Work to do
Pull out the lines running from the one with "Output the web" to the one with "const yTicks = [0, 0.5, 1.0, 1.5, 2.0, 2.5];", inclusive, word for word. Drop any picture.

Data to use
☆ ☆ ☆ ☆ ☆
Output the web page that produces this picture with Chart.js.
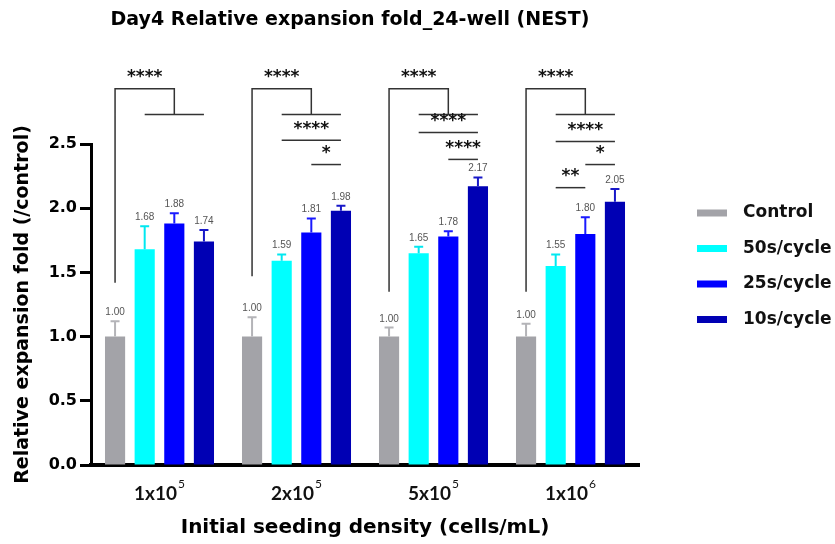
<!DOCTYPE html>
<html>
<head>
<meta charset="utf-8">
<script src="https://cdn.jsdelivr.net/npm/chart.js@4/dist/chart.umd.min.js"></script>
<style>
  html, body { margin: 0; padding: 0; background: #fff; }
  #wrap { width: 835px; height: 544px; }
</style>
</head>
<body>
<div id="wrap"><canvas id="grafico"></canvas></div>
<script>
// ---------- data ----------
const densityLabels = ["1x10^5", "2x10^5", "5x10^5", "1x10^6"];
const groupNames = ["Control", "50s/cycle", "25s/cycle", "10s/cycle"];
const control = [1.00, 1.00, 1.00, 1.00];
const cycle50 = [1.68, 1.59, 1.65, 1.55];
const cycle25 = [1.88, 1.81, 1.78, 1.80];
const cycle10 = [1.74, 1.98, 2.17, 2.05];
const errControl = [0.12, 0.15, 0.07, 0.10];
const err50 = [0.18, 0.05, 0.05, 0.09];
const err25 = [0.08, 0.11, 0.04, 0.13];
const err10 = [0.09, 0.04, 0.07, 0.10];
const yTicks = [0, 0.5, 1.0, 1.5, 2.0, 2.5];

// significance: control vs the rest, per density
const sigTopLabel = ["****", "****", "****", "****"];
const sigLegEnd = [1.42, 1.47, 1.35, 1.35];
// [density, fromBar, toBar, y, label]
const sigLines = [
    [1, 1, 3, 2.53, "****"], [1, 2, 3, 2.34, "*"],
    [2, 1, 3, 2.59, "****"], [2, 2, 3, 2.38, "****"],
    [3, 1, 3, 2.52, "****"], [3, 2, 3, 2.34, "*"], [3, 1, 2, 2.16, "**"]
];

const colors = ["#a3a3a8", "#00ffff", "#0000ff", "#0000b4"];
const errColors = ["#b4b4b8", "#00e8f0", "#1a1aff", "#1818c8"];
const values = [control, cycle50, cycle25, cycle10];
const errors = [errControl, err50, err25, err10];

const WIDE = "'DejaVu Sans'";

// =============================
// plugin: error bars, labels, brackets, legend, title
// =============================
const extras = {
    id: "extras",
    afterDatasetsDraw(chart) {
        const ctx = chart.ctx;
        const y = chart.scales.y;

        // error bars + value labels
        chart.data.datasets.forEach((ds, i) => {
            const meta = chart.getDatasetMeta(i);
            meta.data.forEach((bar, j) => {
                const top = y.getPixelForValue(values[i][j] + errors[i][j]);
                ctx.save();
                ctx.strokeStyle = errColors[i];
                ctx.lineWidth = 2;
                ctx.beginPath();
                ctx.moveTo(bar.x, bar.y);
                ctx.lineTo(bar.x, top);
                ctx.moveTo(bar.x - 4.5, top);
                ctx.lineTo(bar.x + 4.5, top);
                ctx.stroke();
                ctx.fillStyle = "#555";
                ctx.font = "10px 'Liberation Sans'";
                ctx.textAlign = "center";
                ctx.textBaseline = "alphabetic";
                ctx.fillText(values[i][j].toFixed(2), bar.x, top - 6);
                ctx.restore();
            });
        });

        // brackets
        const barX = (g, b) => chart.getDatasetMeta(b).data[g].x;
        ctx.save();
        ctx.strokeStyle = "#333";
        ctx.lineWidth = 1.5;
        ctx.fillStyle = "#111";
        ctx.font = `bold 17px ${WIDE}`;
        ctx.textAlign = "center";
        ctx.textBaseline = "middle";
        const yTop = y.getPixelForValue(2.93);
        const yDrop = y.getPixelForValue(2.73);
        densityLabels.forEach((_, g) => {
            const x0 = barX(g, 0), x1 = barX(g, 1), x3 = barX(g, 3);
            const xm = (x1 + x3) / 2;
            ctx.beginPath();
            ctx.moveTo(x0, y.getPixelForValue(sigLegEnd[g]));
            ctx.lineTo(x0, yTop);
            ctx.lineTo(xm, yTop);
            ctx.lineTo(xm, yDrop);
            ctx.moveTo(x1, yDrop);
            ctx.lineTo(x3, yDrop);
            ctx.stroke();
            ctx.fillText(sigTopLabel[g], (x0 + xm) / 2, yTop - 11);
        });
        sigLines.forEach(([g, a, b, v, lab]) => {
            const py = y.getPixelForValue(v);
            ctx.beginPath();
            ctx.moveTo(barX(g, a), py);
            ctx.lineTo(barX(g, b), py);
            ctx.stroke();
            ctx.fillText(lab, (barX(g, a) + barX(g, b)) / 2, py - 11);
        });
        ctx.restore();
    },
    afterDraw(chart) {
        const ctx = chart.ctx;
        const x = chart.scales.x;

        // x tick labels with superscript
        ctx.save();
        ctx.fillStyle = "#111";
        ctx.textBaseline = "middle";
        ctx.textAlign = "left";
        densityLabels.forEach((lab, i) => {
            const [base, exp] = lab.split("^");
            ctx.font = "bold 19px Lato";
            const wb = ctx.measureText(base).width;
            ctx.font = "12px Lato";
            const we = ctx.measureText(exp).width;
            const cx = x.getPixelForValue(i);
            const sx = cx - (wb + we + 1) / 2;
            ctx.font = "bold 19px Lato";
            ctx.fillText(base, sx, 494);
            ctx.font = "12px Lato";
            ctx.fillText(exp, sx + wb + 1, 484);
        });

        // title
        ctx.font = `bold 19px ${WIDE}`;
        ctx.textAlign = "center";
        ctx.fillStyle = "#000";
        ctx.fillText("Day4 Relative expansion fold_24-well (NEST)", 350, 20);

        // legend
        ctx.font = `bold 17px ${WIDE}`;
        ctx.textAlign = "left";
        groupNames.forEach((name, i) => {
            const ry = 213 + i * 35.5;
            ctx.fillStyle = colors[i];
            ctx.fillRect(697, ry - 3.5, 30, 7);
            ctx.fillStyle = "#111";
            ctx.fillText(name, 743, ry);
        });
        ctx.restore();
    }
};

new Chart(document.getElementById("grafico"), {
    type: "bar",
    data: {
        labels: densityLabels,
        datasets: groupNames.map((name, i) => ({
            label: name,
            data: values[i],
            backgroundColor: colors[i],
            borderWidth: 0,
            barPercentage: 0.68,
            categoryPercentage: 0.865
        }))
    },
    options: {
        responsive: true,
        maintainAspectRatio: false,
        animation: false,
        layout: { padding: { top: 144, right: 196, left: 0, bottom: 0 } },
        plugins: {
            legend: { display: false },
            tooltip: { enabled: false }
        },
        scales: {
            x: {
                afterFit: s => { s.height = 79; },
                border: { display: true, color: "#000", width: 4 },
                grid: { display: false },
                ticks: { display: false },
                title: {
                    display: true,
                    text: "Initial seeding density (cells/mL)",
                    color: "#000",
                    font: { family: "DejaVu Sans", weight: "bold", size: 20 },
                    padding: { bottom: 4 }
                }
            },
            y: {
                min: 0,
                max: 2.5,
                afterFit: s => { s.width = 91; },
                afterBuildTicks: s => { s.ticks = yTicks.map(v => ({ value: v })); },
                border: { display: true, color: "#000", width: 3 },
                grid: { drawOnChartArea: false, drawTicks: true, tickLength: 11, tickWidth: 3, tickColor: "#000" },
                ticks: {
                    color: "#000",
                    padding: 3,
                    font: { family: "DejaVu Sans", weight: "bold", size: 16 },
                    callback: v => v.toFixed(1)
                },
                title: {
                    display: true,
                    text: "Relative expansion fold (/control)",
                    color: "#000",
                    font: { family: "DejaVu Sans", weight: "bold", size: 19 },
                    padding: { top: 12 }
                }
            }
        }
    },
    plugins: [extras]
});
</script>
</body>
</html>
☆ ☆ ☆ ☆ ☆
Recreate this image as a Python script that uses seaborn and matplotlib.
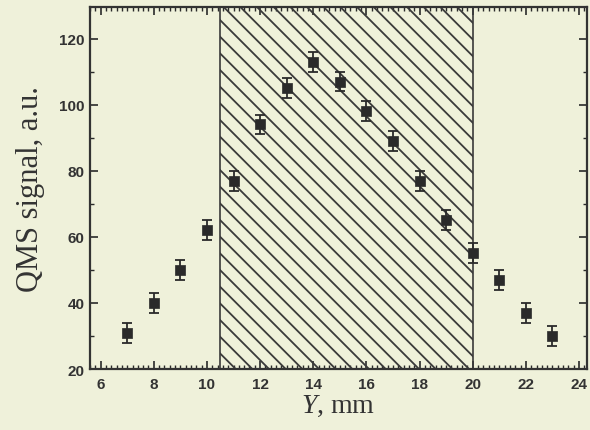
☆ ☆ ☆ ☆ ☆
Correct response
Output the web page that produces this picture with Chart.js.
<!DOCTYPE html>
<html>
<head>
<meta charset="utf-8">
<script src="https://cdn.jsdelivr.net/npm/chart.js@4/dist/chart.umd.min.js"></script>
<style>
  html, body { margin: 0; padding: 0; background: #fff; }
  #wrap { width: 835px; height: 544px; }
</style>
</head>
<body>
<div id="wrap"><canvas id="grafico"></canvas></div>
<script>
// ---------- data ----------
const densityLabels = ["1x10^5", "2x10^5", "5x10^5", "1x10^6"];
const groupNames = ["Control", "50s/cycle", "25s/cycle", "10s/cycle"];
const control = [1.00, 1.00, 1.00, 1.00];
const cycle50 = [1.68, 1.59, 1.65, 1.55];
const cycle25 = [1.88, 1.81, 1.78, 1.80];
const cycle10 = [1.74, 1.98, 2.17, 2.05];
const errControl = [0.12, 0.15, 0.07, 0.10];
const err50 = [0.18, 0.05, 0.05, 0.09];
const err25 = [0.08, 0.11, 0.04, 0.13];
const err10 = [0.09, 0.04, 0.07, 0.10];
const yTicks = [0, 0.5, 1.0, 1.5, 2.0, 2.5];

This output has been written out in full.